Philipp Perren: All companies in the aviation sector must have a written Emergency Response Plan, which is scrutinised and, sometimes, criticised or added to by the supervisory authority. Something similar would be sensible in any company – and it should be the Board that produces it. A company’s emergency response plan should be as open as possible in terms of the critical events it covers, wide-ranging and general in scope, but it also needs to be detailed in terms of reactiveness and the people and agencies to be informed and involved.
swissVR Monitor: What specific measures do you recommend Boards take to rehearse for crisis situations of this kind?
Philipp Perren: You can’t really rehearse for something that is unpredictable because it wouldn’t then be unpredictable.

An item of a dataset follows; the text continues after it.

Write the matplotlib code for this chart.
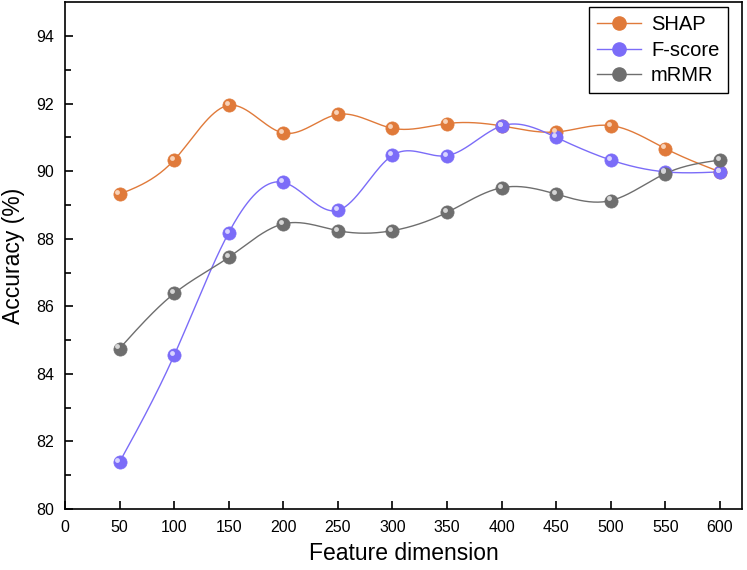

Rehearsing crisis situations is probably most easily achieved through some kind of simulation – a sort of ‘moot court’ involving part of the Board and/or the management team coming up with a specific crisis scenario and the rest having to react in practical terms and take measures even as the initial crisis develops and escalates.
swissVR Monitor: Which parameters should the Board measure and document when rehearsing crisis management, for example reaction time?
Philipp Perren: You can only measure hard facts, but most crises comprise lots of different soft facts. When you are rehearsing crisis management you can only measure the few hard facts you have; the rest is open to qualitative assessment. And here, too, I would recommend involving every level of the company right down to customer-facing colleagues. A critical evaluation or assessment of every element of the crisis response, where possible, will provide more information about the quality of crisis management even where soft facts dominate.